One of the less recognized was his status as the first non-incumbent, openly gay Republican elected Congress, particularly at a time when LGBTQ rights have once again become a target of the right.

And in a sit-down with a group of reporters on Capitol Hill on Thursday — the day before his historic expulsion from Congress — the scandal-plagued Republican took a swipe at what most consider to be the foremost achievement of the LGBTQ rights movement.

"I was an opposer of gay marriage," Santos said in response to a question about his relationships with more conservative House Republicans, according to audio obtained by Business Insider.

It just so happened to be the two-year anniversary of his own gay marriage to his husband, Matt.

Santos said that he entered into such a marriage "because that was the option," but did not believe it should be called "marriage" and that the government should not be involved in the institution.

"I thought it should have been a civil union," said Santos, referring to the alternative to fully-recognized marriage that some proposed prior to the Supreme Court's legalization of same-sex marriage in 2015. "It would have given us the same benefits, the same rights under the law."

"Making it marriage was never the business of the government," he said. "I'm not saying I oppose just gay marriage.

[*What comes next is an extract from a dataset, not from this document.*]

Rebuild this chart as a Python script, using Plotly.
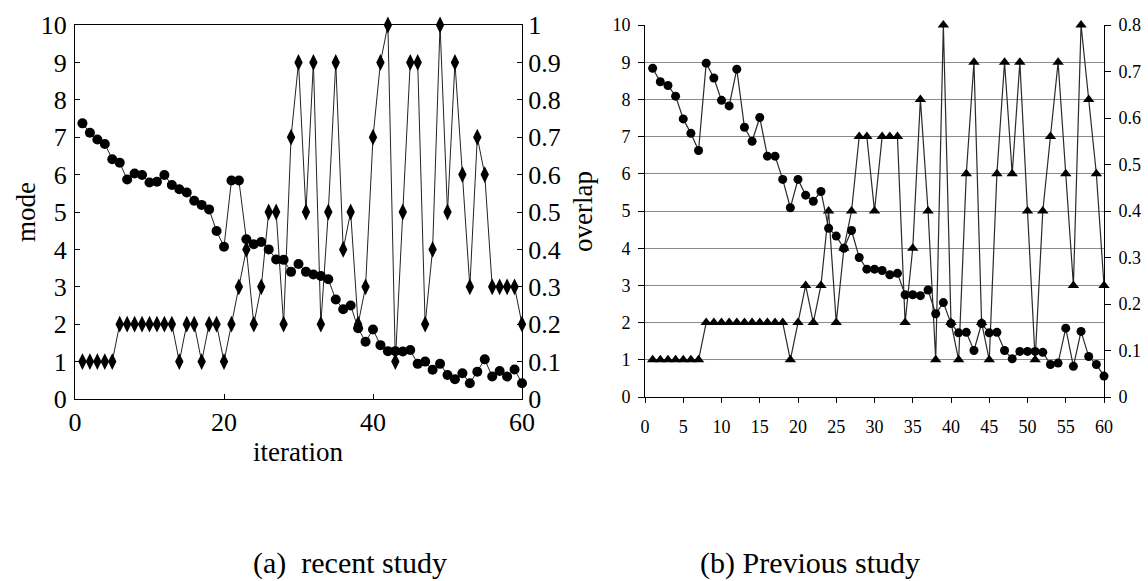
import plotly.graph_objects as go

# ---------------- data ----------------
iter_a = list(range(1, 61))
mode_a = [1, 1, 1, 1, 1, 2, 2, 2, 2, 2, 2, 2, 2, 1, 2, 2, 1, 2, 2, 1,
          2, 3, 4, 2, 3, 5, 5, 2, 7, 9, 5, 9, 2, 5, 9, 4, 5, 2, 3, 7,
          9, 10, 1, 5, 9, 9, 2, 4, 10, 5, 9, 6, 3, 7, 6, 3, 3, 3, 3, 2]
overlap_a = [0.737, 0.712, 0.694, 0.682, 0.641, 0.632, 0.587, 0.603, 0.599, 0.579,
             0.581, 0.599, 0.572, 0.561, 0.552, 0.530, 0.519, 0.507, 0.449, 0.407,
             0.584, 0.584, 0.427, 0.414, 0.420, 0.400, 0.373, 0.372, 0.340, 0.361,
             0.340, 0.333, 0.329, 0.320, 0.266, 0.240, 0.250, 0.189, 0.153, 0.186,
             0.144, 0.128, 0.128, 0.127, 0.131, 0.094, 0.100, 0.078, 0.094, 0.064,
             0.053, 0.069, 0.042, 0.073, 0.106, 0.060, 0.075, 0.060, 0.079, 0.042]

iter_b = list(range(1, 61))
mode_b = [1, 1, 1, 1, 1, 1, 1, 2, 2, 2, 2, 2, 2, 2, 2, 2, 2, 2, 1, 2,
          3, 2, 3, 5, 2, 4, 5, 7, 7, 5, 7, 7, 7, 2, 4, 8, 5, 1, 10, 2,
          1, 6, 9, 2, 1, 6, 9, 6, 9, 5, 1, 5, 7, 9, 6, 3, 10, 8, 6, 3]
overlap_b = [0.707, 0.678, 0.670, 0.647, 0.598, 0.567, 0.530, 0.718, 0.686, 0.638,
             0.626, 0.705, 0.580, 0.550, 0.601, 0.518, 0.518, 0.468, 0.407, 0.468,
             0.434, 0.421, 0.442, 0.363, 0.346, 0.320, 0.358, 0.300, 0.275, 0.275,
             0.272, 0.263, 0.266, 0.220, 0.220, 0.218, 0.230, 0.179, 0.203, 0.158,
             0.138, 0.139, 0.100, 0.158, 0.138, 0.139, 0.100, 0.082, 0.098, 0.098,
             0.098, 0.096, 0.070, 0.073, 0.148, 0.066, 0.141, 0.087, 0.070, 0.045]

ticks_a_x = [0, 20, 40, 60]
captions = ["(a)\u00a0 recent study", "(b) Previous study"]

# ---------------- figure ----------------
W, H = 1148, 581
SERIF = "Liberation Serif"

def px(x):
    return x / W

def py(y):
    return 1 - y / H

fig = go.Figure()

line_a = dict(color="#222222", width=1)
fig.add_trace(go.Scatter(x=iter_a, y=overlap_a, xaxis="x", yaxis="y2", mode="lines+markers",
                         line=line_a, marker=dict(symbol="circle", size=10, color="black"),
                         cliponaxis=False, showlegend=False))
fig.add_trace(go.Scatter(x=iter_a, y=mode_a, xaxis="x", yaxis="y", mode="lines+markers",
                         line=line_a, marker=dict(symbol="diamond-tall", size=12, color="black"),
                         cliponaxis=False, showlegend=False))

line_b = dict(color="#2a2a2a", width=1.2)
fig.add_trace(go.Scatter(x=iter_b, y=overlap_b, xaxis="x2", yaxis="y4", mode="lines+markers",
                         line=line_b, marker=dict(symbol="circle", size=9, color="black"),
                         cliponaxis=False, showlegend=False))
fig.add_trace(go.Scatter(x=iter_b, y=mode_b, xaxis="x2", yaxis="y3", mode="lines+markers",
                         line=line_b, marker=dict(symbol="triangle-up", size=10, color="black"),
                         cliponaxis=False, showlegend=False))

fa = dict(family=SERIF, size=26, color="black")
fb = dict(family=SERIF, size=18, color="black")

common = dict(showline=True, linecolor="black", linewidth=1, zeroline=False,
              tickcolor="black", tickwidth=1, automargin=False)

fig.update_layout(
    width=W, height=H, margin=dict(l=0, r=0, t=0, b=0),
    paper_bgcolor="white", plot_bgcolor="white",
    font=dict(family=SERIF, color="black"),
    xaxis=dict(domain=[px(75), px(522)], anchor="y", range=[0, 60], tickvals=ticks_a_x,
               ticks="inside", ticklen=5, mirror=True, showgrid=False, tickfont=fa, **common),
    yaxis=dict(domain=[py(399), py(25)], anchor="x", range=[0, 10], dtick=1,
               ticks="inside", ticklen=5, mirror=True, showgrid=False, tickfont=fa,
               ticklabelstandoff=2, **common),
    yaxis2=dict(overlaying="y", side="right", anchor="x", range=[0, 1], dtick=0.1,
                ticks="inside", ticklen=5, showgrid=False, tickfont=fa, **common),
    xaxis2=dict(domain=[px(645), px(1104)], anchor="y3", range=[0, 60], dtick=5,
                ticks="outside", ticklen=5, showgrid=False, tickfont=fb,
                ticklabelstandoff=8, **common),
    yaxis3=dict(domain=[py(397), py(25)], anchor="x2", range=[0, 10], dtick=1,
                ticks="outside", ticklen=6, showgrid=True, gridcolor="#8a8a8a", gridwidth=1,
                tickfont=fb, ticklabelstandoff=4, **common),
    yaxis4=dict(overlaying="y3", side="right", anchor="x2", range=[0, 0.8], dtick=0.1,
                ticks="outside", ticklen=6, showgrid=False, tickfont=fb,
                ticklabelstandoff=4, **common),
)

ann = [
    dict(text="mode", x=px(26), y=py(212), textangle=-90, font=dict(family=SERIF, size=27, color="black")),
    dict(text="overlap", x=px(583), y=py(212), textangle=-90, font=dict(family=SERIF, size=27, color="black")),
    dict(text="iteration", x=px(298), y=py(452), font=dict(family=SERIF, size=27, color="black")),
    dict(text=captions[0], x=px(350), y=py(563), font=dict(family=SERIF, size=30, color="black")),
    dict(text=captions[1], x=px(810), y=py(563), font=dict(family=SERIF, size=30, color="black")),
]
for a in ann:
    fig.add_annotation(xref="paper", yref="paper", xanchor="center", yanchor="middle",
                       showarrow=False, **a)

fig.write_html("out.html")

I oppose marriage by the government in general."

"To force that on society was a problem," he added. "That is why we're still debating, right?"

It's not the first time Santos has made arguments that run counter to the rest of the LGBTQ community.

Also on Thursday, Santos posed with a sign produced by Rep. Marjorie Taylor Greene's office declaring that there are only two genders.

And as a candidate, Santos endorsed the Florida Parental Rights in Education Law — known to critics as "Don't Say Gay" — and said Gov. Ron DeSantis had his "full-blown support" for signing the law.